Wednesday, October 8, 2014

l Haven't a Clue what I'm talking About...


... meaning I don't know WHY I'm talking about it.

You know, it's really awesome being a Christian. Since I've steadily become more serious about it over the last year, it's really been cool seeing the way I've been learning things/being shown things by the Holy Spirit. I've found that my greatest comfort has been knowing God has a plan and that it is perfect. I know some people are probably like... comfort in what? I'll be the first to say, my life is extremely easy, nice, filled with love from my family and friends. I do, though, tend to worry about my future.
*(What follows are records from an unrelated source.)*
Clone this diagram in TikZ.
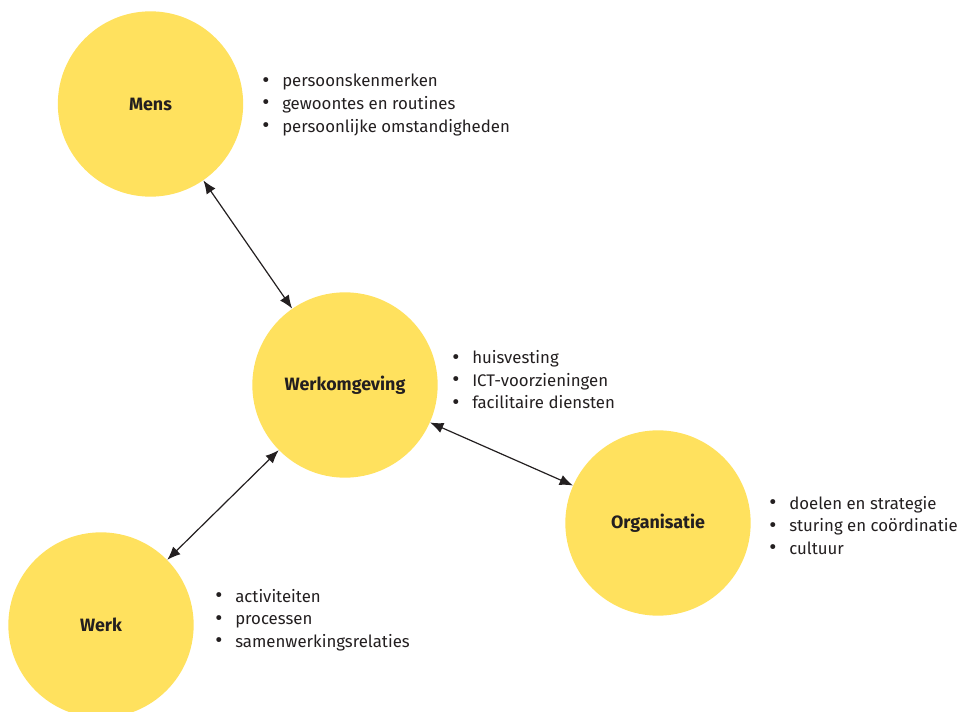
\documentclass[tikz,border=0pt]{standalone}
\usepackage{fontspec}
\setmainfont{Fira Sans}
\usepackage{xcolor}
\usetikzlibrary{arrows.meta,positioning}
\definecolor{mYellow}{RGB}{255,225,94}
\definecolor{mInk}{RGB}{35,31,32}
\newcommand{\li}{\makebox[15pt][l]{\raisebox{-0.3pt}{\scalebox{1.3}{\textbullet}}}}
\tikzset{
bubble/.style={circle,fill=mYellow,draw=none,minimum size=139pt,inner sep=0pt,font=\bfseries\fontsize{13.4}{16}\selectfont,text=mInk},
itemlist/.style={anchor=west,align=left,inner sep=0pt,font=\fontsize{12.6}{16.9}\selectfont,text=mInk},
link/.style={{Latex[length=10pt,width=8pt]}-{Latex[length=10pt,width=8pt]},line width=0.9pt,draw=mInk}
}
\begin{document}
\begin{tikzpicture}[x=0.75pt,y=-0.75pt]
\useasboundingbox (0,0) rectangle (961,712);
\node[bubble] (mens) at (150.5,104) {Mens};
\node[bubble] (omgeving) at (345,385) {Werkomgeving};
\node[bubble] (organisatie) at (658,523) {Organisatie};
\node[bubble] (werk) at (101,625) {Werk};
\node[itemlist] (mensitems) at (262,105) {\li persoonskenmerken\\\li gewoontes en routines\\\li persoonlijke omstandigheden};
\node[itemlist] (omgevingitems) at (452,380) {\li huisvesting\\\li ICT-voorzieningen\\\li facilitaire diensten};
\node[itemlist] (organisatieitems) at (769,525.5) {\li doelen en strategie\\\li sturing en coördinatie\\\li cultuur};
\node[itemlist] (werkitems) at (215,620) {\li activiteiten\\\li processen\\\li samenwerkingsrelaties};
\draw[link] (mens)--(omgeving);
\draw[link] (omgeving)--(organisatie);
\draw[link] (werk)--(omgeving);
\end{tikzpicture}
\end{document}
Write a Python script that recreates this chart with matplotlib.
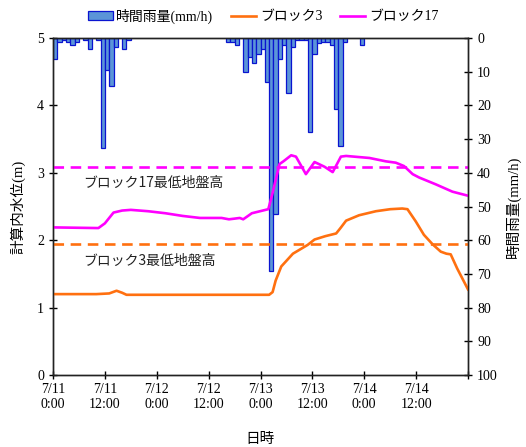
import matplotlib
matplotlib.use("Agg")
import matplotlib.pyplot as plt
from matplotlib.patches import Patch
from matplotlib.lines import Line2D

plt.rcParams['font.family'] = ['Liberation Serif', 'Noto Sans CJK JP']

# --- data ---
x_tick_hours = [0, 12, 24, 36, 48, 60, 72, 84]
x_tick_labels = ["7/11\n0:00", "7/11\n12:00", "7/12\n0:00", "7/12\n12:00",
                 "7/13\n0:00", "7/13\n12:00", "7/14\n0:00", "7/14\n12:00"]

rain_hours = [0, 1, 2, 3, 4, 5, 7, 8, 10, 11, 12, 13, 14, 16, 17,
              40, 41, 42, 44, 45, 46, 47, 48, 49, 50, 51, 52, 53, 54, 55,
              56, 57, 58, 59, 60, 61, 62, 63, 64, 65, 66, 67, 71]
rain_mm = [6.1, 1.3, 0.7, 1.3, 2.1, 1.3, 0.7, 3.3, 0.7, 32.6, 9.5, 14.2, 2.8, 3.4, 0.6,
           1.2, 1.2, 2.1, 10.2, 5.5, 7.3, 4.7, 3.4, 13.1, 69.1, 52.1, 6.1, 2.0, 16.2, 2.8,
           0.6, 0.6, 0.6, 28.0, 4.7, 1.6, 1.2, 1.2, 2.1, 21.2, 32.1, 1.2, 2.1]

b17_hours = [0, 10.5, 12, 14, 16, 18, 22, 26, 30, 34, 39, 40.7, 42, 43.2, 44, 46, 49.8,
             50.6, 52.4, 53.3, 55.1, 56.2, 58.5, 60.5, 62.8, 64.7, 66.6, 67.8, 73.2, 77,
             79.3, 81.2, 83.2, 84.7, 88.5, 92.4, 96]
b17_level = [2.19, 2.18, 2.25, 2.41, 2.44, 2.45, 2.43, 2.40, 2.36, 2.33, 2.33, 2.31, 2.32, 2.33, 2.31, 2.40, 2.46,
             2.65, 3.13, 3.17, 3.26, 3.24, 2.98, 3.16, 3.09, 3.01, 3.24, 3.25, 3.22, 3.17,
             3.15, 3.10, 2.98, 2.93, 2.83, 2.72, 2.66]

b3_hours = [0, 10, 13, 14.7, 16, 17, 50, 50.8, 51.5, 52.8, 55.5, 58.9, 60.5, 63, 65.5, 66.5,
            67.8, 70.8, 74.7, 78, 80.8, 82, 83.9, 85.8, 87.8, 89.7, 91, 92, 93.5, 96]
b3_level = [1.20, 1.20, 1.21, 1.25, 1.22, 1.19, 1.19, 1.23, 1.40, 1.61, 1.80, 1.93, 2.01, 2.06, 2.10, 2.18,
            2.29, 2.37, 2.43, 2.46, 2.47, 2.46, 2.28, 2.08, 1.94, 1.83, 1.80, 1.79, 1.58, 1.27]

b17_ground = 3.09
b3_ground = 1.94

c_b3 = '#FF7010'
c_b17 = '#FF00FF'

fig = plt.figure(figsize=(5.26, 4.47), dpi=100)
ax = fig.add_axes([53/526, 72/447, 415/526, 337/447])
ax2 = ax.twinx()

ax2.bar(rain_hours, rain_mm, width=1.0, align='edge', color='#5B95D8',
        edgecolor='#0A14D0', linewidth=0.9)
ax2.set_ylim(100, 0)
ax2.set_yticks(range(0, 101, 10))

ax.set_zorder(ax2.get_zorder() + 1)
ax.patch.set_visible(False)

ax.plot(b3_hours, b3_level, color=c_b3, lw=1.9)
ax.plot(b17_hours, b17_level, color=c_b17, lw=1.9)
ax.axhline(b17_ground, color=c_b17, lw=1.9, ls=(0, (4, 2.5)))
ax.axhline(b3_ground, color=c_b3, lw=1.9, ls=(0, (4, 2.5)))

ax.text(7.0, b17_ground - 0.14, 'ブロック17最低地盤高', family=['Noto Sans CJK JP'],
        fontsize=10, va='top', ha='left', color='#222222')
ax.text(7.0, b3_ground - 0.14, 'ブロック3最低地盤高', family=['Noto Sans CJK JP'],
        fontsize=10, va='top', ha='left', color='#222222')

ax.set_xlim(0, 96)
ax.set_ylim(0, 5)
ax.set_xticks(x_tick_hours + [96])
ax.set_xticklabels(x_tick_labels + [""])
ax.set_yticks(range(0, 6))

for a in (ax, ax2):
    a.tick_params(direction='inout', length=6, width=1, labelsize=10, colors='black')
    for s in a.spines.values():
        s.set_color('#222222')
        s.set_linewidth(1.0)
ax.tick_params(axis='x', pad=3)

ax.set_ylabel('計算内水位(m)', fontsize=10.5, labelpad=8)
ax2.set_ylabel('時間雨量(mm/h)', fontsize=10.5, labelpad=6)
ax.set_xlabel('日時', family=['Noto Sans CJK JP'], fontsize=10.5, labelpad=15)

handles = [Patch(facecolor='#5B95D8', edgecolor='#0A14D0', linewidth=0.9),
           Line2D([], [], color=c_b3, lw=1.9),
           Line2D([], [], color=c_b17, lw=1.9)]
labels = ['時間雨量(mm/h)', 'ブロック3', 'ブロック17']
fig.legend(handles, labels, loc='center', bbox_to_anchor=(0.5, 1 - 16/447),
           ncol=3, frameon=False, fontsize=10, handlelength=1.8, columnspacing=1.3,
           handletextpad=0.25, borderaxespad=0)

fig.savefig('out.png', dpi=100)
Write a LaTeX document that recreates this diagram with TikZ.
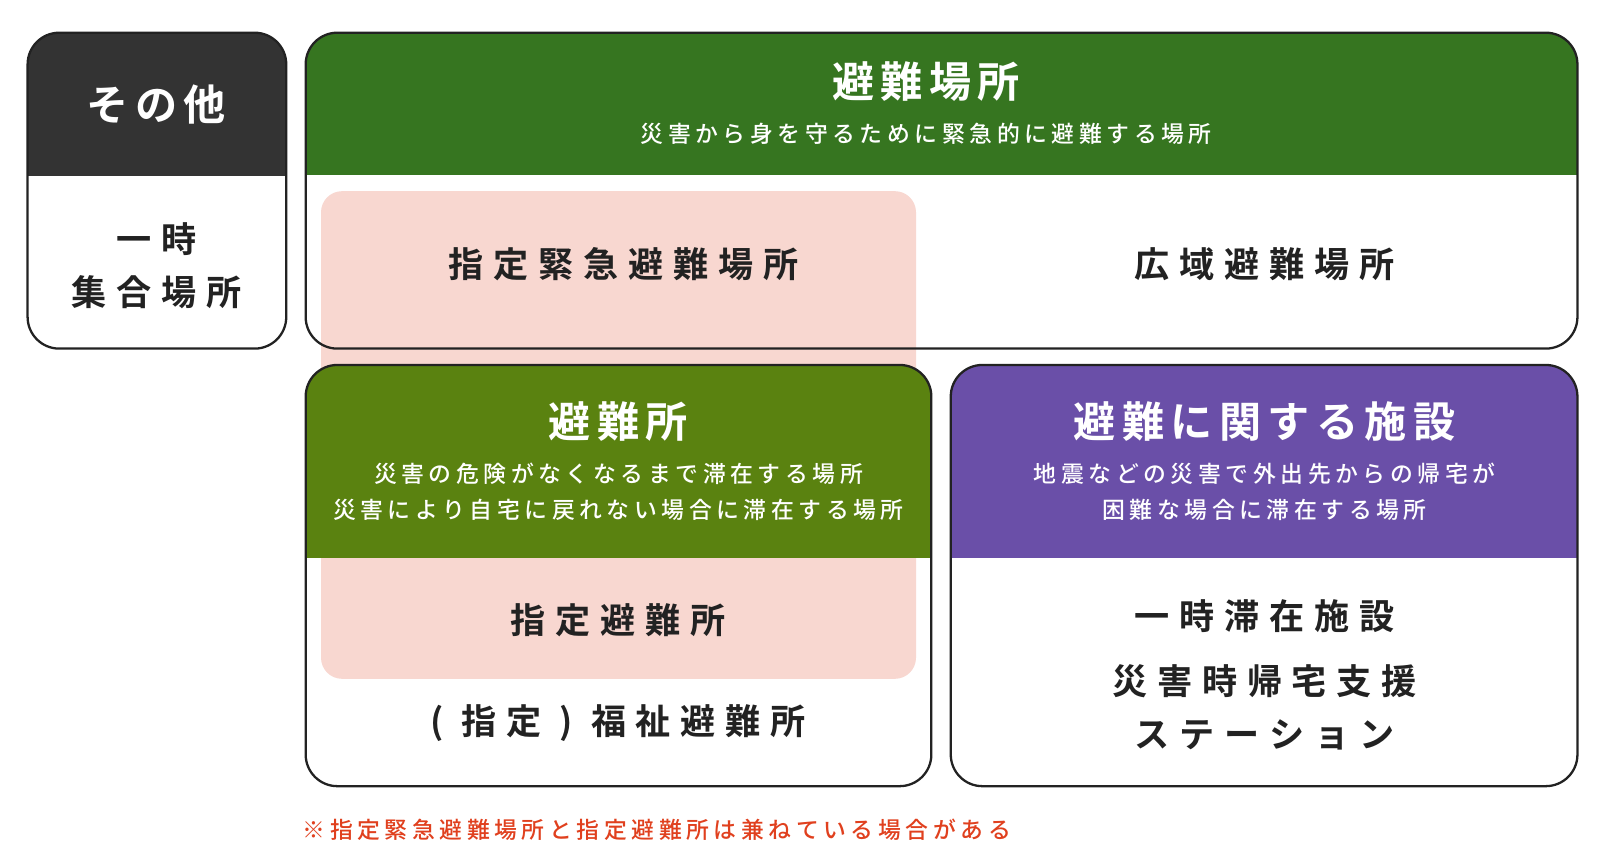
\documentclass[tikz,border=0pt]{standalone}
\usepackage{fontspec}
\setmainfont{Noto Sans CJK JP}
\newfontfamily\jptitle{Noto Sans CJK JP Bold}[LetterSpace=15]
\newfontfamily\jpbody{Noto Sans CJK JP Bold}[LetterSpace=28]
\newfontfamily\jpsub{Noto Sans CJK JP Medium}[LetterSpace=20]
\usetikzlibrary{positioning}
\definecolor{darkhead}{HTML}{333333}
\definecolor{placegreen}{HTML}{367520}
\definecolor{shelgreen}{HTML}{5A8210}
\definecolor{facpurple}{HTML}{6A4FA8}
\definecolor{pinkband}{HTML}{F8D7D0}
\definecolor{textgray}{HTML}{222222}
\definecolor{noteorange}{HTML}{E0401E}
\begin{document}
\begin{tikzpicture}[x=0.02045cm,y=-0.02045cm]
    \tikzset{
        boxline/.style={draw=textgray, line width=1.3pt, rounded corners=18},
        headtitle/.style={text=white, font=\jptitle\fontsize{24}{27}\selectfont},
        headsub/.style={text=white, font=\jpsub\fontsize{13}{20}\selectfont, align=center},
        bodylabel/.style={text=textgray, font=\jpbody\fontsize{20}{30}\selectfont, align=center}
    }
    \useasboundingbox (0cm,0cm) rectangle (32cm,-17.36cm);

    % white fills of the boxes
    \foreach \xa/\ya/\xb/\yb in {27/32/280/341, 299/32/1543/341, 299/357/911/769, 930/357/1543/769}
        \fill[white, rounded corners=18] (\xa,\ya) rectangle (\xb,\yb);

    % pink band behind the two designated places
    \fill[pinkband, rounded corners=12] (314,187) rectangle (896,664);

    % headers
    \begin{scope}
        \clip[rounded corners=18] (27,32) rectangle (280,341);
        \fill[darkhead] (27,32) rectangle (280,172);
    \end{scope}
    \begin{scope}
        \clip[rounded corners=18] (299,32) rectangle (1543,341);
        \fill[placegreen] (299,32) rectangle (1543,171);
    \end{scope}
    \begin{scope}
        \clip[rounded corners=18] (299,357) rectangle (911,769);
        \fill[shelgreen] (299,357) rectangle (911,546);
    \end{scope}
    \begin{scope}
        \clip[rounded corners=18] (930,357) rectangle (1543,769);
        \fill[facpurple] (930,357) rectangle (1543,546);
    \end{scope}

    % outlines
    \draw[boxline] (27,32) rectangle (280,341);
    \draw[boxline] (299,32) rectangle (1543,341);
    \draw[boxline] (299,357) rectangle (911,769);
    \draw[boxline] (930,357) rectangle (1543,769);

    % texts
    \node[headtitle] (other) at (153,102) {その他};
    \node[bodylabel] (gather) at (153,260) {一時\\集合場所};

    \node[headtitle] (place) at (906,80) {避難場所};
    \node[headsub] (placesub) at (906,131) {災害から身を守るために緊急的に避難する場所};
    \node[bodylabel] (emerg) at (610,258) {指定緊急避難場所};
    \node[bodylabel] (wide) at (1237,258) {広域避難場所};

    \node[headtitle] (shelter) at (605,412) {避難所};
    \node[headsub] (sheltersub) at (605,481) {災害の危険がなくなるまで滞在する場所\\災害により自宅に戻れない場合に滞在する場所};
    \node[bodylabel] (desig) at (605,607) {指定避難所};
    \node[bodylabel] (welfare) at (605,707) {(\ 指定\ )\ 福祉避難所};

    \node[headtitle] (facility) at (1237,412) {避難に関する施設};
    \node[headsub] (facsub) at (1237,481) {地震などの災害で外出先からの帰宅が\\困難な場合に滞在する場所};
    \node[bodylabel] (stay) at (1237,603) {一時滞在施設};
    \node[bodylabel] (station) at (1237,692) {災害時帰宅支援\\ステーション};

    \node[anchor=west, text=noteorange, font=\jpsub\fontsize{13}{15}\selectfont] (note) at (290,812)
        {※指定緊急避難場所と指定避難所は兼ねている場合がある};
\end{tikzpicture}
\end{document}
I'm rather flighty minded so I'm not too good with sciences so sometimes I worry I won't get into college (I'm a music major hopeful) sometimes I get scared like, what  if nobody ever wants to marry me. That's like every girl's dream isn't it? Sometimes I might want something right now... But always, no matter what the thing is that I want or worry about, I can know that it quite obviously isn't time for that right now or I would have it. I can know that my future is going to be the absolute best it could be even if I don't get a degree in music, or don't get married. 'God works all things together for good to those who are called according to His purpose.'

It also makes life and following God a great adventure because I don't know  what is around the bend, but I know it will ultimately all be best for me, because God loves me and only wants the best for me.